そして、店のことよりもお客様の満足のほうを優先して考えるようなお店があれば、お客様もそのお店のファンになってくれるのではないでしょうか。
ノルマがある状態では、お客様を直接見るのではなくその後ろの数字を見るようになってしまいます。
そうなると、安いお客様にはおざなりになり高いお客様ばかり丁重に扱うなどの営業をして、お客様に満足してもらえることが少なくなるでしょう。
そうならないように撤廃したのですが、そうなると怖いのが経営が成り立つのか、という ことです。
経営を成り立たせるためには売り上げが必要なので、伸び悩むことがあれば不安になるでしょう。
しかし、飯田屋ではその状態で踏みとどまり、お客様のニーズを探してそれに合わせた販売をすることを重視していきました。
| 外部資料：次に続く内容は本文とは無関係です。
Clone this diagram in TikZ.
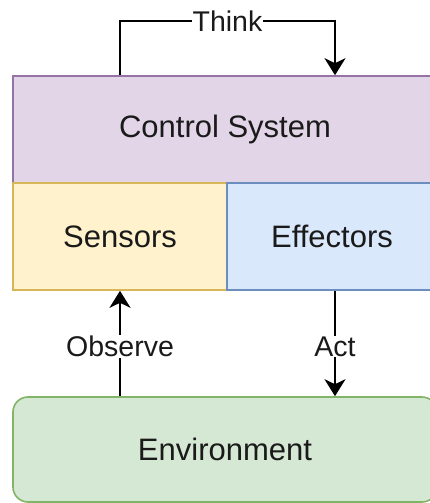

その結果、信頼してくれるリピート客が増えていったのです。
新規顧客も大切ですが、やはり経営を支えてくれるのは何度も訪れてくれるリピート客です。
そういった人が増えてくると、経営も安定して売上も上がっていくでしょう。
売ることが目的ではなく、目の前のお客様が何を求めているのかを理解し、そのニーズに合わせた道具との出会いを手伝うことが大切と考えているのです。
そのため、売るのではなくお客様に買いたいと思ってもらうようにしています。
こういったやり方をしていると、親切に「ノルマがないと従業員がサボるよ?」と忠告してくれる人も出てきます。
しかし、実際にはノルマの達成が無理だと諦めてしまった人のほうがサボりやすいのです。
そして、飯田屋では会社を経営する上での経営目標もありません。
それを決めてしまうと、従業員を数字で判断してしまう可能性があるからです。
やるからには徹底しようと、経営目標も撤廃しているのです。
飛び込み営業による外売りをするには、圧倒的な安さが必要です。
しかし、それは商品の品質よりも価格だけを気にするものです。
それは満足度につながらないため、飯田屋では外売りを一切行いません。
そして、店舗に来てもらうことでしか味わえない体験をお客様に提供しているのです。
こういった方針によって、飯田屋ではお客様の満足度を高め、売上も上げています。
そして、経営においてもストレスを感じることがない、ストレスレス経営を実現しているのです。
まとめ
営業職は敬遠されることが多いのですが、それはノルマや目標などがあるというのが大きな理由です。
そして、数字だけを見ていると経営者もストレスを感じることが多くなります。
そういった数字を撤廃し、ノルマや目標を定めないことでストレスレス経営が実現できるかもしれません。
そのためには、売上を優先せずにお客様の満足度を優先するなど、考え方から変えていく必要があるでしょう。